(DIRECTIONS) Pictures aside, quote the whole listing exactly.

(SUPPLIED INFORMATION)
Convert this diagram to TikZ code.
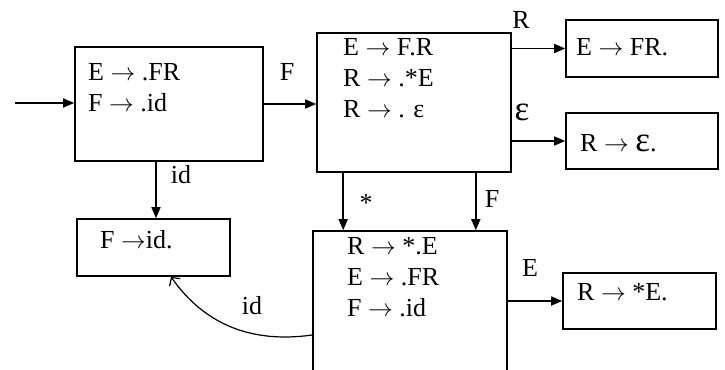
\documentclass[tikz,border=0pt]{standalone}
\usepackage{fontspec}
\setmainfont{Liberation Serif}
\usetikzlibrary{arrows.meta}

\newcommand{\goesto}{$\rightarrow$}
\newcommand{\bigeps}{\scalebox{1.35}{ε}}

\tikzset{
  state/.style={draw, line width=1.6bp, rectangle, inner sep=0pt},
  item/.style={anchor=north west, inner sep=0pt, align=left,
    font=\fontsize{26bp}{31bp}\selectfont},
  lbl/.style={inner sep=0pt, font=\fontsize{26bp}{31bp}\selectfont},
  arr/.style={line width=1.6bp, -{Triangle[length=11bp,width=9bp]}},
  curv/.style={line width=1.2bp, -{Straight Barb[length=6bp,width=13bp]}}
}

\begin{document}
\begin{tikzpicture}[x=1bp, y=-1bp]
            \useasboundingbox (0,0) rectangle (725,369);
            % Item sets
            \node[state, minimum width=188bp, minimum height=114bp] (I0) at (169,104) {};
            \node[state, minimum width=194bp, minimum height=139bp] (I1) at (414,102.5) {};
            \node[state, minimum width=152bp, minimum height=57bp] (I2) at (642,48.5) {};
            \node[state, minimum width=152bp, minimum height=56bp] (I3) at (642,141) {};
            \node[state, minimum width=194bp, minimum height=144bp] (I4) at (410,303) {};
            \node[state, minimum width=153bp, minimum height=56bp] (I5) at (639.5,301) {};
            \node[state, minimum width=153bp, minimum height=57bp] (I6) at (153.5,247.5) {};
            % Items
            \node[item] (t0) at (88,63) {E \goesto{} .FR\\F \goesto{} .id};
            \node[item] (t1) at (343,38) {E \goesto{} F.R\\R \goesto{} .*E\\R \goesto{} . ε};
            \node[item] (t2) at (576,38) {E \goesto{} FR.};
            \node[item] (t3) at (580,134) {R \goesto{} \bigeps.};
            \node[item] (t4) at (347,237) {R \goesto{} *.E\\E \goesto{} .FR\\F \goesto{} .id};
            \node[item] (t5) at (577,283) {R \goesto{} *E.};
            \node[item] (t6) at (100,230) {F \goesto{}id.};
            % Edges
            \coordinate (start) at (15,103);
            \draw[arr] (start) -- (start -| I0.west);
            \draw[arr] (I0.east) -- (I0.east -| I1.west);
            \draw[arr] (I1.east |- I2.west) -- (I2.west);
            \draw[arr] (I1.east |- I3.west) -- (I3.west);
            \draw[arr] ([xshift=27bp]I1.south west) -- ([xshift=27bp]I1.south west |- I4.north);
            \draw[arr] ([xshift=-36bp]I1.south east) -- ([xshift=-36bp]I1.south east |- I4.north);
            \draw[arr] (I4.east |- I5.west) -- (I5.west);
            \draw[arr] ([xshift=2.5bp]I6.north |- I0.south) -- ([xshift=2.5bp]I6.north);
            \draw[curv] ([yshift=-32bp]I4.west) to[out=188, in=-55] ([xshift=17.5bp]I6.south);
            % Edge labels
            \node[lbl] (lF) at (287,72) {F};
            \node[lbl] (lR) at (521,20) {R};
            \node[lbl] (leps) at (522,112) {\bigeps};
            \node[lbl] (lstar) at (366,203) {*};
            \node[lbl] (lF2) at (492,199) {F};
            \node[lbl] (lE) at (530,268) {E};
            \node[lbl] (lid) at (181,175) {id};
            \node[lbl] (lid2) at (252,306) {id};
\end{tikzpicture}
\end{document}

(RESULT)
Convert this diagram to TikZ code.
\documentclass[tikz,border=0pt]{standalone}
\usepackage{fontspec}
\setmainfont{Liberation Serif}
\usetikzlibrary{arrows.meta}

\newcommand{\goesto}{$\rightarrow$}
\newcommand{\bigeps}{\scalebox{1.35}{ε}}

\tikzset{
  state/.style={draw, line width=1.6bp, rectangle, inner sep=0pt},
  item/.style={anchor=north west, inner sep=0pt, align=left,
    font=\fontsize{26bp}{31bp}\selectfont},
  lbl/.style={inner sep=0pt, font=\fontsize{26bp}{31bp}\selectfont},
  arr/.style={line width=1.6bp, -{Triangle[length=11bp,width=9bp]}},
  curv/.style={line width=1.2bp, -{Straight Barb[length=6bp,width=13bp]}}
}

\begin{document}
\begin{tikzpicture}[x=1bp, y=-1bp]
            \useasboundingbox (0,0) rectangle (725,369);
            % Item sets
            \node[state, minimum width=188bp, minimum height=114bp] (I0) at (169,104) {};
            \node[state, minimum width=194bp, minimum height=139bp] (I1) at (414,102.5) {};
            \node[state, minimum width=152bp, minimum height=57bp] (I2) at (642,48.5) {};
            \node[state, minimum width=152bp, minimum height=56bp] (I3) at (642,141) {};
            \node[state, minimum width=194bp, minimum height=144bp] (I4) at (410,303) {};
            \node[state, minimum width=153bp, minimum height=56bp] (I5) at (639.5,301) {};
            \node[state, minimum width=153bp, minimum height=57bp] (I6) at (153.5,247.5) {};
            % Items
            \node[item] (t0) at (88,63) {E \goesto{} .FR\\F \goesto{} .id};
            \node[item] (t1) at (343,38) {E \goesto{} F.R\\R \goesto{} .*E\\R \goesto{} . ε};
            \node[item] (t2) at (576,38) {E \goesto{} FR.};
            \node[item] (t3) at (580,134) {R \goesto{} \bigeps.};
            \node[item] (t4) at (347,237) {R \goesto{} *.E\\E \goesto{} .FR\\F \goesto{} .id};
            \node[item] (t5) at (577,283) {R \goesto{} *E.};
            \node[item] (t6) at (100,230) {F \goesto{}id.};
            % Edges
            \coordinate (start) at (15,103);
            \draw[arr] (start) -- (start -| I0.west);
            \draw[arr] (I0.east) -- (I0.east -| I1.west);
            \draw[arr] (I1.east |- I2.west) -- (I2.west);
            \draw[arr] (I1.east |- I3.west) -- (I3.west);
            \draw[arr] ([xshift=27bp]I1.south west) -- ([xshift=27bp]I1.south west |- I4.north);
            \draw[arr] ([xshift=-36bp]I1.south east) -- ([xshift=-36bp]I1.south east |- I4.north);
            \draw[arr] (I4.east |- I5.west) -- (I5.west);
            \draw[arr] ([xshift=2.5bp]I6.north |- I0.south) -- ([xshift=2.5bp]I6.north);
            \draw[curv] ([yshift=-32bp]I4.west) to[out=188, in=-55] ([xshift=17.5bp]I6.south);
            % Edge labels
            \node[lbl] (lF) at (287,72) {F};
            \node[lbl] (lR) at (521,20) {R};
            \node[lbl] (leps) at (522,112) {\bigeps};
            \node[lbl] (lstar) at (366,203) {*};
            \node[lbl] (lF2) at (492,199) {F};
            \node[lbl] (lE) at (530,268) {E};
            \node[lbl] (lid) at (181,175) {id};
            \node[lbl] (lid2) at (252,306) {id};
\end{tikzpicture}
\end{document}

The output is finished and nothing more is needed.